-- START PROVIDED DATA --

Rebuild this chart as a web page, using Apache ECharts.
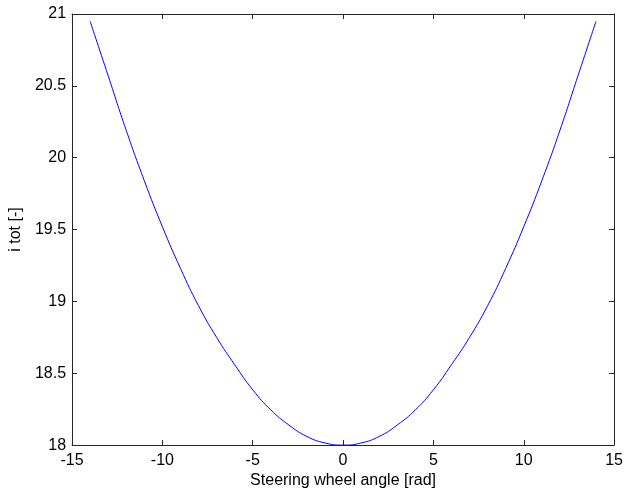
<!DOCTYPE html>
<html><head><meta charset="utf-8">
<script src="https://cdn.jsdelivr.net/npm/echarts@6/dist/echarts.min.js"></script>
<style>html,body{margin:0;padding:0;background:#fff}#c{width:626px;height:494px}</style>
</head><body><div id="c"></div>
<script>
const angles = [-14,-13,-12,-11,-10,-9,-8,-7,-6,-5,-4,-3,-2,-1,0,1,2,3,4,5,6,7,8,9,10,11,12,13,14];
const itot = [20.95,20.57,20.19,19.84,19.52,19.23,18.97,18.75,18.56,18.385,18.245,18.14,18.06,18.015,18.0,18.015,18.06,18.14,18.245,18.385,18.56,18.75,18.97,19.23,19.52,19.84,20.19,20.57,20.95];
const xTicks = {min:-15,max:15,interval:5};
const yTicks = {min:18,max:21,interval:0.5};
const xTitle = 'Steering wheel angle [rad]';
const yTitle = 'i tot [-]';

const font = 'Liberation Sans, Arial, sans-serif';
const axisLine = {show:true,onZero:false,lineStyle:{color:'#262626',width:1}};
const tick = {show:true,inside:true,length:5,lineStyle:{color:'#262626'}};
const chart = echarts.init(document.getElementById('c'),null,{renderer:'canvas'});
chart.setOption({
  animation:false,
  backgroundColor:'#fff',
  grid:{left:72,right:6,top:14,bottom:48},
  xAxis:[
    {type:'value',position:'bottom',min:xTicks.min,max:xTicks.max,interval:xTicks.interval,
     axisLine:axisLine,axisTick:tick,splitLine:{show:false},
     axisLabel:{color:'#000',fontSize:16,fontFamily:font,margin:7},
     name:xTitle,nameLocation:'middle',nameGap:24,nameTextStyle:{color:'#000',fontSize:16,fontFamily:font}},
    {type:'value',position:'top',min:xTicks.min,max:xTicks.max,interval:xTicks.interval,
     axisLine:axisLine,axisTick:tick,splitLine:{show:false},axisLabel:{show:false}}
  ],
  yAxis:[
    {type:'value',position:'left',min:yTicks.min,max:yTicks.max,interval:yTicks.interval,
     axisLine:axisLine,axisTick:tick,splitLine:{show:false},
     axisLabel:{color:'#000',fontSize:16,fontFamily:font,margin:6},
     name:yTitle,nameLocation:'middle',nameGap:46,nameRotate:90,nameTextStyle:{color:'#000',fontSize:16,fontFamily:font}},
    {type:'value',position:'right',min:yTicks.min,max:yTicks.max,interval:yTicks.interval,
     axisLine:axisLine,axisTick:tick,splitLine:{show:false},axisLabel:{show:false}}
  ],
  series:[{type:'line',xAxisIndex:0,yAxisIndex:0,data:angles.map((a,i)=>[a,itot[i]]),
    showSymbol:false,smooth:true,lineStyle:{color:'#0000ff',width:1},itemStyle:{color:'#0000ff'}}]
});
</script></body></html>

-- END PROVIDED DATA --

▸ **TO DO**
Reproduce the material above exactly, first line through the line that contains "const yTitle = 'i tot [-]';", minus the pictures.

▸ **TASK ANSWER**
Rebuild this chart as a web page, using Apache ECharts.
<!DOCTYPE html>
<html><head><meta charset="utf-8">
<script src="https://cdn.jsdelivr.net/npm/echarts@6/dist/echarts.min.js"></script>
<style>html,body{margin:0;padding:0;background:#fff}#c{width:626px;height:494px}</style>
</head><body><div id="c"></div>
<script>
const angles = [-14,-13,-12,-11,-10,-9,-8,-7,-6,-5,-4,-3,-2,-1,0,1,2,3,4,5,6,7,8,9,10,11,12,13,14];
const itot = [20.95,20.57,20.19,19.84,19.52,19.23,18.97,18.75,18.56,18.385,18.245,18.14,18.06,18.015,18.0,18.015,18.06,18.14,18.245,18.385,18.56,18.75,18.97,19.23,19.52,19.84,20.19,20.57,20.95];
const xTicks = {min:-15,max:15,interval:5};
const yTicks = {min:18,max:21,interval:0.5};
const xTitle = 'Steering wheel angle [rad]';
const yTitle = 'i tot [-]';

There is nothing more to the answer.